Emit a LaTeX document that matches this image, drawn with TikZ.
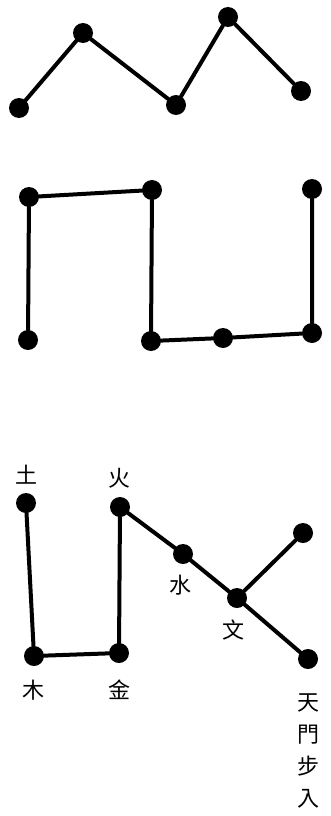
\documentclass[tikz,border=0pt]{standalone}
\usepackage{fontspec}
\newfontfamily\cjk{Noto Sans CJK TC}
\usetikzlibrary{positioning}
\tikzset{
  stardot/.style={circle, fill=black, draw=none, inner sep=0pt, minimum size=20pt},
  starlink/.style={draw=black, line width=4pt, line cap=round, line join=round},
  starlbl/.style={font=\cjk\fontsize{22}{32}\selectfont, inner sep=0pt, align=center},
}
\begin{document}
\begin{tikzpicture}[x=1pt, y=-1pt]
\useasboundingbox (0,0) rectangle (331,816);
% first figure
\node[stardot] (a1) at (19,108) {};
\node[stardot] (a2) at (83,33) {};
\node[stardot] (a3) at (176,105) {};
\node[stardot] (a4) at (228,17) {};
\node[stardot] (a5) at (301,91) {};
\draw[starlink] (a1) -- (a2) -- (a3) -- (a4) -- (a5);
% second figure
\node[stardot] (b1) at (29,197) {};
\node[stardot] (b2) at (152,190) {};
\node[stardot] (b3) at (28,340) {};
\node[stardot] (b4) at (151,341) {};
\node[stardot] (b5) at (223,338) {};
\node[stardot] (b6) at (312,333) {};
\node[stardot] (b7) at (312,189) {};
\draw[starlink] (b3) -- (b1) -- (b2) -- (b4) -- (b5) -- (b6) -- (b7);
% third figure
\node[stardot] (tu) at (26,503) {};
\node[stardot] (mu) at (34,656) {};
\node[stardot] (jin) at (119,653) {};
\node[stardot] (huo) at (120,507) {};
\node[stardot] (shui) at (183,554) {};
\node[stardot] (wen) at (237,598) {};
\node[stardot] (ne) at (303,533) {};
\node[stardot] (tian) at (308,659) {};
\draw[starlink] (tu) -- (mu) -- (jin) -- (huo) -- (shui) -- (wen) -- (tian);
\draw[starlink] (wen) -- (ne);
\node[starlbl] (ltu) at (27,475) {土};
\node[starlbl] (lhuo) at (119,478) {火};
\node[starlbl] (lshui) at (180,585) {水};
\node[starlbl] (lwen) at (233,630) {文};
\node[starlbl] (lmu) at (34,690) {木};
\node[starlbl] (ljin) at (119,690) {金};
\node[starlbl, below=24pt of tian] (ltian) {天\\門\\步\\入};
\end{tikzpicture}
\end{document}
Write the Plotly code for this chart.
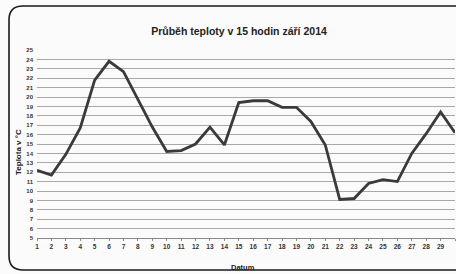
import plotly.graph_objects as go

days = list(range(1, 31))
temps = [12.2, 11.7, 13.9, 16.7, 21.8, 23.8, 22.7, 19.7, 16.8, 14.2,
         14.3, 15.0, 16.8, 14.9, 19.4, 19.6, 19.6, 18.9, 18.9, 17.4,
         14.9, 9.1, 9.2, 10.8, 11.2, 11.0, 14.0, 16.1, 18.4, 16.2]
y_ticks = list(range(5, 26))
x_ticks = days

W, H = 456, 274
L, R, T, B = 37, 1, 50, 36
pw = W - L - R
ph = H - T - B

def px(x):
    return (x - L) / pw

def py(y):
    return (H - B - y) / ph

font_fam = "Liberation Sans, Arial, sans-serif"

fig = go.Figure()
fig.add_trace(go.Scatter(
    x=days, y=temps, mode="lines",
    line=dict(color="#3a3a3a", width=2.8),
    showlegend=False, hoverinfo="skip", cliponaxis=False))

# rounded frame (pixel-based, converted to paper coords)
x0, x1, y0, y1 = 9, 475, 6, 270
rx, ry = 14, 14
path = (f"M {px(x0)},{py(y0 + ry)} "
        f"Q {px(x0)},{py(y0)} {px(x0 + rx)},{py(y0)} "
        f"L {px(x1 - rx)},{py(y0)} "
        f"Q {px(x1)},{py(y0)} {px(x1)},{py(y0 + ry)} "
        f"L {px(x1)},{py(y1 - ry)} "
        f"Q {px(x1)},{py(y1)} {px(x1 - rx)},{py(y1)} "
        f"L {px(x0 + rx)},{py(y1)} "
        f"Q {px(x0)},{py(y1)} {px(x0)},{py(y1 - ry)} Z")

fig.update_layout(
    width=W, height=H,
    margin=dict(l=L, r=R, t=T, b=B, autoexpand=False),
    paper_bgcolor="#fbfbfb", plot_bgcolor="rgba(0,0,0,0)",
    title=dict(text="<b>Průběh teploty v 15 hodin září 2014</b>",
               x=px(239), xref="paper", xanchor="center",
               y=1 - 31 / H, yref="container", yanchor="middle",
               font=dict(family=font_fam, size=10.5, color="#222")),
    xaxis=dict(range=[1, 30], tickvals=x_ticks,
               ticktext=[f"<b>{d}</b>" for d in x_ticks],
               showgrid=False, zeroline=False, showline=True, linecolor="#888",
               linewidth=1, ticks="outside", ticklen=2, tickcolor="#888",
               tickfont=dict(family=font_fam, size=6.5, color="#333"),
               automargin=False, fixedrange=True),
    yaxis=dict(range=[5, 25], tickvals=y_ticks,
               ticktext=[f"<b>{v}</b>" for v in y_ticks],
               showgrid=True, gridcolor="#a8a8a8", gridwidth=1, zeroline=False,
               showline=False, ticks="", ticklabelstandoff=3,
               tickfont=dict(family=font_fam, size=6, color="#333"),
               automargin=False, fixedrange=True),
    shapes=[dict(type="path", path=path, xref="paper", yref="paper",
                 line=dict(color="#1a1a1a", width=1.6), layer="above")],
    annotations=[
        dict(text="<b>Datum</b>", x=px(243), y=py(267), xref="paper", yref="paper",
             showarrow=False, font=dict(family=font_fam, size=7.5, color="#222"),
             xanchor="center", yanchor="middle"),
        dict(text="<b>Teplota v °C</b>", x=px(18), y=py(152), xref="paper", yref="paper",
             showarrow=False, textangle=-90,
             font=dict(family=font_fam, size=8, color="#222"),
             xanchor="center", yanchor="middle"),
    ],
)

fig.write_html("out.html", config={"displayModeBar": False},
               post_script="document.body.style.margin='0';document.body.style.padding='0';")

━━━━

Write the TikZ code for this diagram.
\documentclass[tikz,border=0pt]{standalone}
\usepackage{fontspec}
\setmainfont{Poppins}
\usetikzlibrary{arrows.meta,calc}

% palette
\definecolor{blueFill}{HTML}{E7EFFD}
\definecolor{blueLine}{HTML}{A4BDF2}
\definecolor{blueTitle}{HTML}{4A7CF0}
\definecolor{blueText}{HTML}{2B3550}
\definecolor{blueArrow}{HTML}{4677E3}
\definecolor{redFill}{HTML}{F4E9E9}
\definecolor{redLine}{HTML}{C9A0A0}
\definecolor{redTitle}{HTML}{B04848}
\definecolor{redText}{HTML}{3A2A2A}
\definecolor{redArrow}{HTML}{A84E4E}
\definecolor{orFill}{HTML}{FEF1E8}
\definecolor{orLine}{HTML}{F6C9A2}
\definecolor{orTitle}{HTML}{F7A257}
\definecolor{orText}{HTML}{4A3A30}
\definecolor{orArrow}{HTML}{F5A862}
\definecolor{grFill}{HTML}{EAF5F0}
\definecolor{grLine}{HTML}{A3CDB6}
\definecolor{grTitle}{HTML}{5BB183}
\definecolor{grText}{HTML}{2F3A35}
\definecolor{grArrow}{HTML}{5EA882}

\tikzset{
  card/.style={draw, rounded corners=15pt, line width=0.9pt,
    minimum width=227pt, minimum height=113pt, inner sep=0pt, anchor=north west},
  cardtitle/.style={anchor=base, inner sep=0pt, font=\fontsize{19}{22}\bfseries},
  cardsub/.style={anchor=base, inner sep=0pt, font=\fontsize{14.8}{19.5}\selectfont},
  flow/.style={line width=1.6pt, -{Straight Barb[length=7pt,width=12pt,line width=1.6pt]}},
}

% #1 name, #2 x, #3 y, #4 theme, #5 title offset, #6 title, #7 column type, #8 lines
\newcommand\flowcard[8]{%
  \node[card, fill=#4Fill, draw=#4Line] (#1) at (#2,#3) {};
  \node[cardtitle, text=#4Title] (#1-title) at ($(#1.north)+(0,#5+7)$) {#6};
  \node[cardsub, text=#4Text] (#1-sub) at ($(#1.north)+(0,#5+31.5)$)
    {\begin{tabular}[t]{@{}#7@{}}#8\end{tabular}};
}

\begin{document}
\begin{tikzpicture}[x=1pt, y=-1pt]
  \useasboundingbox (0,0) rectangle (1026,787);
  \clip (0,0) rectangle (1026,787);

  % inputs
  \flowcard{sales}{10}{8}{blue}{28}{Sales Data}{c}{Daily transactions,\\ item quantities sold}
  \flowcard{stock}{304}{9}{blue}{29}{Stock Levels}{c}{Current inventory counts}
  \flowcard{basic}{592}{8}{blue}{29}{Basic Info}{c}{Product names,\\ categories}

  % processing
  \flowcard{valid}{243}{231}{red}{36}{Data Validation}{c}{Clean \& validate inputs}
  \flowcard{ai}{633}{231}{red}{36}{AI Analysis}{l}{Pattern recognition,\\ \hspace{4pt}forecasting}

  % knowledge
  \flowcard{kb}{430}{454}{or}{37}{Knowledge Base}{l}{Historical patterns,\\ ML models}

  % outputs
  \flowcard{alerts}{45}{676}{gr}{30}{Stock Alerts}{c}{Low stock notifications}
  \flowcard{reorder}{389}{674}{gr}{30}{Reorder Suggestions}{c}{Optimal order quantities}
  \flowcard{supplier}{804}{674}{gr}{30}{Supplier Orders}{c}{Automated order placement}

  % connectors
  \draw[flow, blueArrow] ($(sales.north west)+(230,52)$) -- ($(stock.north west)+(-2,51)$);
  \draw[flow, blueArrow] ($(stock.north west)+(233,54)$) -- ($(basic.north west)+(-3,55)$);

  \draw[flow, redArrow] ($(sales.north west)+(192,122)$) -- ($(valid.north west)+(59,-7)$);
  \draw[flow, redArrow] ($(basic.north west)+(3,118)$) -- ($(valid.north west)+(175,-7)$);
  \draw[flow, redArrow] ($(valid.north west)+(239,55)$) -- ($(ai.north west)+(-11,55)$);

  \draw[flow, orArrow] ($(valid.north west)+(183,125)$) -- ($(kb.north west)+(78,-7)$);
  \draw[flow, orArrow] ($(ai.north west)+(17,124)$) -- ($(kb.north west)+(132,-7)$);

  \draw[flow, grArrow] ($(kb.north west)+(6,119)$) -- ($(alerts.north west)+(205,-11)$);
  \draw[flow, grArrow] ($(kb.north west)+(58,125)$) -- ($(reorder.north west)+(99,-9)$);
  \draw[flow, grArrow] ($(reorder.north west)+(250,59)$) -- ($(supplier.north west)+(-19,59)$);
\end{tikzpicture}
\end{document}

━━━━

## Work required
Return every line above that contains the word "code".

## Result of the task
Write the Plotly code for this chart.
Write the TikZ code for this diagram.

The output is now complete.